La réaction de la presse à la projection de France n’est pas corporatiste, face à un film qui brocarde les journalistes. On sait Bruno Dumont amateur d’un humour radical, voire surréaliste, vérifié dans la série Petit Quinquin et Ma Loute, en compétition en 2017. Mais c’est la qualité de cet humour, taillé à la serpe, "gros doigts" qui attire les fourches caudines contre le film. Le personnage de France, qu’interprète Léa Seydoux, est tellement caricatural que l’actrice perd en crédibilité, et les situations sont tellement exagérées que leur impact en devient limité.

Tout est trop

Cette impression se manifeste tout autant dans les scènes dramatiques, comme lors d’un terrible accident qui a fait esclaffer la salle, tant il est surchargé. L’intrigue autour du jeune banlieusard renversé par la journaliste, qui lui vaut la diatribe des médias pour la "dégommer", et son rattrapage en aidant financièrement sa famille, est grossier et attendu. La journaliste en reportage de guerre, maquillée de son rouge à lèvre agressif, est aussi surlignée. Tout est de cet acabit dans France, tout est trop. Trop pour faire rire, alors qu’une approche un peu plus fine et touchant là où ça fait mal aurait fait mouche.
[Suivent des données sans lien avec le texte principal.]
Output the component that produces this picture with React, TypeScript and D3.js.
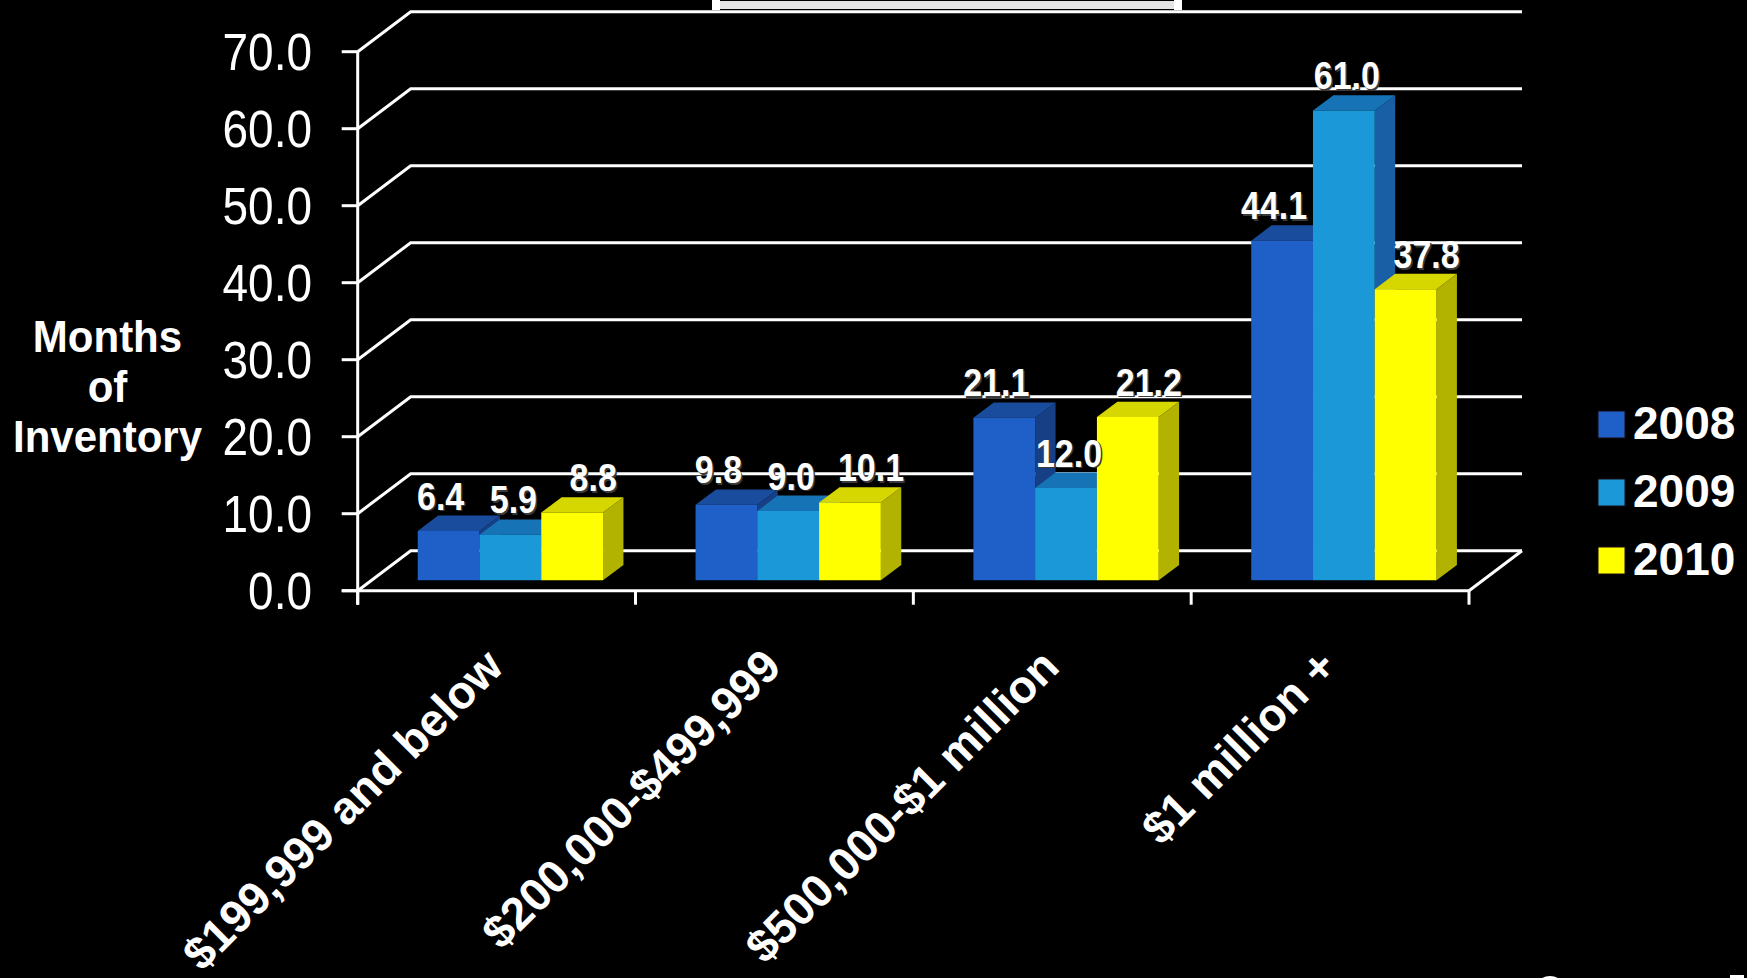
import React, { useEffect } from "react";
import * as d3 from "d3";

// ---------- data ----------
const categories = ["$199,999 and below", "$200,000-$499,999", "$500,000-$1 million", "$1 million +"];
const seriesNames = ["2008", "2009", "2010"];
const values2008 = [6.4, 9.8, 21.1, 44.1];
const values2009 = [5.9, 9.0, 12.0, 61.0];
const values2010 = [8.8, 10.1, 21.2, 37.8];
const yTickValues = [0, 10, 20, 30, 40, 50, 60, 70];
const yAxisTitle = ["Months", "of", "Inventory"];

// ---------- layout / style ----------
const W = 1747;
const H = 978;
const FONT = "'Liberation Sans', Arial, Helvetica, sans-serif";
const X0 = 357.7;
const X1 = 1469;
const Y0 = 590.7;
const Y70 = 51.7;
const DX = 53; // depth offset of the floor / walls
const DY = 40;
const BAR_F0 = 0.26; // front of bars as fraction of depth
const BAR_F1 = 0.645; // back of bars
const GROUP_FRAC = 0.667;
const STROKE = 3;

const seriesStyle = [
  { front: "#1e5fc8", top: "#1a4c9e", side: "#163f86", legend: "#1e5fc8", nudge: -8 },
  { front: "#1a98d8", top: "#1674b6", side: "#195fa5", legend: "#1a98d8", nudge: 3 },
  { front: "#ffff00", top: "#d6d600", side: "#b2b200", legend: "#ffff00", nudge: 21 },
];

export default function App() {
  useEffect(() => {
    document.body.style.margin = "0";
    document.body.style.background = "#000";
    document.body.style.overflow = "hidden";
  }, []);

  const seriesValues = [values2008, values2009, values2010];

  const x = d3.scaleBand<string>().domain(categories).range([X0, X1]).padding(0);
  const bw = x.bandwidth();
  const inner = d3
    .scaleBand<string>()
    .domain(seriesNames)
    .range([-(bw * GROUP_FRAC) / 2, (bw * GROUP_FRAC) / 2])
    .padding(0);
  const y = d3.scaleLinear().domain([0, 70]).range([Y0, Y70]);

  const backRight = X1 + DX;
  const bdx = (BAR_F1 - BAR_F0) * DX;
  const bdy = (BAR_F1 - BAR_F0) * DY;
  const shiftX = BAR_F0 * DX;
  const shiftY = BAR_F0 * DY;

  const line = d3.line();

  const grid = yTickValues.map((v) => {
    const yf = y(v);
    return (
      <path
        key={"g" + v}
        d={line([
          [X0, yf],
          [X0 + DX, yf - DY],
          [backRight, yf - DY],
        ]) || ""}
        fill="none"
        stroke="#fff"
        strokeWidth={STROKE}
      />
    );
  });

  const bars: React.ReactNode[] = [];
  const labels: React.ReactNode[] = [];
  categories.forEach((c, ci) => {
    seriesNames.forEach((s, si) => {
      const v = seriesValues[si][ci];
      const st = seriesStyle[si];
      const xl = (x(c) as number) + bw / 2 + (inner(s) as number) + shiftX;
      const w = inner.bandwidth();
      const yBase = y(0) - shiftY;
      const yTop = yBase - (y(0) - y(v));
      const front = line([
        [xl, yTop],
        [xl + w, yTop],
        [xl + w, yBase],
        [xl, yBase],
      ]) + "Z";
      const top = line([
        [xl, yTop],
        [xl + w, yTop],
        [xl + w + bdx, yTop - bdy],
        [xl + bdx, yTop - bdy],
      ]) + "Z";
      const side = line([
        [xl + w, yTop],
        [xl + w + bdx, yTop - bdy],
        [xl + w + bdx, yBase - bdy],
        [xl + w, yBase],
      ]) + "Z";
      bars.push(
        <g key={`b${ci}-${si}`}>
          <path d={side} fill={st.side} />
          <path d={top} fill={st.top} />
          <path d={front} fill={st.front} />
        </g>
      );
      const lx = xl + w / 2 + st.nudge;
      const ly = yTop - bdy - 6;
      const txt = v.toFixed(1);
      labels.push(
        <g key={`l${ci}-${si}`} transform={`translate(${lx},${ly}) scale(1,1.15)`}>
          <text x={1.5} y={1.5} textAnchor="middle" fontFamily={FONT} fontWeight="bold" fontSize={34} fill="#3a3a3a">
            {txt}
          </text>
          <text x={0} y={0} textAnchor="middle" fontFamily={FONT} fontWeight="bold" fontSize={34} fill="#fff">
            {txt}
          </text>
        </g>
      );
    });
  });

  const yLabels = yTickValues.map((v) => (
    <g key={"yl" + v} transform={`translate(312,${y(v) + 18.4}) scale(1,1.12)`}>
      <text textAnchor="end" fontFamily={FONT} fontSize={46} fill="#fff">
        {v.toFixed(1)}
      </text>
    </g>
  ));
  const yTicks = yTickValues.map((v) => (
    <path key={"yt" + v} d={`M${X0 - 16},${y(v)}H${X0}`} stroke="#fff" strokeWidth={STROKE} />
  ));

  const catEdges = [...categories.map((c) => x(c) as number), X1];
  const catTicks = catEdges.map((cx, i) => (
    <path key={"ct" + i} d={`M${cx},${Y0}V${Y0 + 14}`} stroke="#fff" strokeWidth={STROKE} />
  ));

  const catLabels = categories.map((c) => {
    const cx = (x(c) as number) + bw / 2 + 9;
    return (
      <text
        key={"cl" + c}
        transform={`translate(${cx},669) rotate(-45)`}
        textAnchor="end"
        fontFamily={FONT}
        fontWeight="bold"
        fontSize={46}
        fill="#fff"
      >
        {c}
      </text>
    );
  });

  const legendRows = [424.5, 492.5, 560.5];
  const legend = seriesNames.map((s, i) => (
    <g key={"lg" + s}>
      <rect x={1598} y={legendRows[i] - 13.5} width={27} height={27} fill={seriesStyle[i].legend} stroke="#1a0a10" strokeWidth={1} />
      <text x={1633} y={legendRows[i] + 14.5} fontFamily={FONT} fontWeight="bold" fontSize={46} fill="#fff">
        {s}
      </text>
    </g>
  ));

  return (
    <svg
      width={W}
      height={H}
      viewBox={`0 0 ${W} ${H}`}
      style={{ position: "absolute", left: 0, top: 0, background: "#000", display: "block" }}
    >
      <rect x={0} y={0} width={W} height={H} fill="#000" />
      <rect x={712} y={1} width={470} height={8} fill="#e4e4e4" />
      <rect x={712} y={0} width={8} height={10} fill="#fff" />
      <rect x={1174} y={0} width={8} height={10} fill="#fff" />

      {grid}
      <path d={`M${X1},${Y0}L${X1 + DX},${Y0 - DY}`} stroke="#fff" strokeWidth={STROKE} fill="none" />
      {bars}
      <path d={`M${X0},${Y70}V${Y0 + 14}`} stroke="#fff" strokeWidth={STROKE} />
      <path d={`M${X0 - 16},${Y0}H${X1}`} stroke="#fff" strokeWidth={STROKE} />
      {yTicks}
      {catTicks}
      {yLabels}
      {labels}
      {catLabels}
      {yAxisTitle.map((t, i) => (
        <g key={"yt" + t} transform={`translate(107.5,${351.7 + i * 50}) scale(1,1.05)`}>
          <text textAnchor="middle" fontFamily={FONT} fontWeight="bold" fontSize={42} fill="#fff">
            {t}
          </text>
        </g>
      ))}
      {legend}
      <ellipse cx={1550} cy={988} rx={14} ry={12} fill="#fff" />
      <rect x={1730} y={975} width={14} height={4} fill="#fff" />
    </svg>
  );
}
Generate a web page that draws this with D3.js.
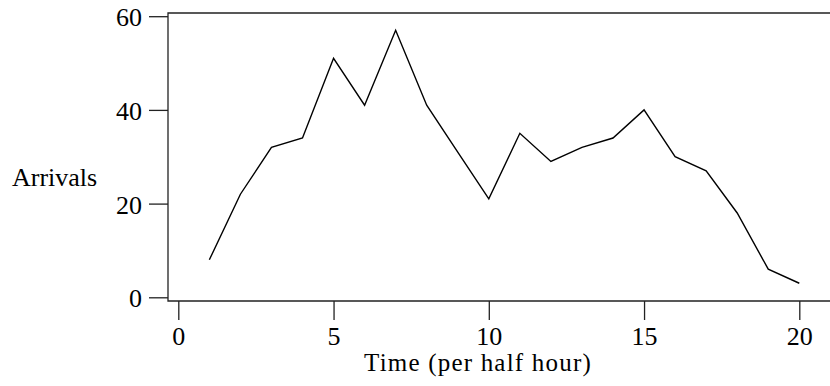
<!DOCTYPE html>
<html>
<head>
<meta charset="utf-8">
<script src="https://cdn.jsdelivr.net/npm/d3@7"></script>
<style>
  body { margin: 0; background: #fff; }
  svg text { font-family: "Liberation Serif", "Times New Roman", serif; fill: #000; }
</style>
</head>
<body>
<div id="chart"></div>
<script>
// data
const periods = [1, 2, 3, 4, 5, 6, 7, 8, 9, 10, 11, 12, 13, 14, 15, 16, 17, 18, 19, 20];
const arrivals = [8, 22, 32, 34, 51, 41, 57, 41, 31, 21, 35, 29, 32, 34, 40, 30, 27, 18, 6, 3];
const xTicks = [0, 5, 10, 15, 20];
const yTicks = [0, 20, 40, 60];
const xLabel = "Time (per half hour)";
const yLabel = "Arrivals";

const width = 830, height = 386;
const frame = { left: 168, top: 13, bottom: 301 };

const x = d3.scaleLinear().domain([0, 20]).range([178.3, 799.3]);
const y = d3.scaleLinear().domain([0, 60]).range([297.3, 16.2]);

const svg = d3.select("#chart").append("svg")
  .attr("width", width)
  .attr("height", height);

// frame: left, top and bottom sides (right side runs off the canvas)
svg.append("path")
  .attr("d", "M" + width + "," + frame.top + "H" + frame.left + "V" + frame.bottom + "H" + width)
  .attr("fill", "none")
  .attr("stroke", "#222")
  .attr("stroke-width", 1.3);

const xAxis = d3.axisBottom(x).tickValues(xTicks).tickSize(19).tickFormat(d3.format("d"));
const yAxis = d3.axisLeft(y).tickValues(yTicks).tickSize(19).tickFormat(d3.format("d"));

const gx = svg.append("g")
  .attr("transform", "translate(0," + frame.bottom + ")")
  .call(xAxis);
gx.select(".domain").remove();
gx.selectAll("line").attr("stroke", "#222").attr("stroke-width", 1.3);
gx.selectAll("text")
  .attr("y", 44).attr("dy", 0)
  .style("font-size", "26px")
  .style("font-family", "'Liberation Serif', serif")
  .attr("fill", "#000");

const gy = svg.append("g")
  .attr("transform", "translate(" + frame.left + ",0)")
  .call(yAxis);
gy.select(".domain").remove();
gy.selectAll("line").attr("stroke", "#222").attr("stroke-width", 1.3);
gy.selectAll("text")
  .attr("x", -26).attr("dy", "0.37em")
  .style("font-size", "26px")
  .style("font-family", "'Liberation Serif', serif")
  .attr("fill", "#000");

// arrivals line
const line = d3.line()
  .x((d, i) => x(periods[i]))
  .y(d => y(d));

svg.append("path")
  .datum(arrivals)
  .attr("d", line)
  .attr("fill", "none")
  .attr("stroke", "#000")
  .attr("stroke-width", 1.4)
  .attr("stroke-linejoin", "miter");

// axis titles
svg.append("text")
  .attr("x", 478)
  .attr("y", 371)
  .attr("text-anchor", "middle")
  .style("font-size", "25px")
  .style("letter-spacing", "1.2px")
  .text(xLabel);

svg.append("text")
  .attr("x", 12)
  .attr("y", 186)
  .style("font-size", "26px")
  .text(yLabel);
</script>
</body>
</html>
Léa Seydoux dans "France" de Bruno Dumont (2021). (ROGER ARPAJOU / 3B)

Etonnant que Bruno Dumont, auteur du scénario et des dialogues, et d’habitude fin limier, tombe dans une telle impasse contraire à ses objectifs, par ailleurs des plus justifiés. Le traitement de l’information sous sa forme actuelle dans les grands médias pose évidemment problème et interroge la société française, mais aussi l’international. L’exposé qu’en fait France est réducteur, et colle à la superficialité et au sensationnalisme des médias qu’il accuse.

Léa Seydoux sur l'affiche de "France" de Bruno Dumont (2021). (ARP sélection)

La fiche

Genre : Comédie dramatique
Réalisateur : Bruno Dumont
Acteurs : Léa Seydoux, Blanche Gardin, Benjamin Biolay
Pays : France / Belgique
Durée : 2h14
Sortie : 25 août 2021
Distributeur : ARP Sélection

Synopsis : Le portrait d’une femme, journaliste de télévision, d’un pays, le nôtre, et d’un système, celui des médias.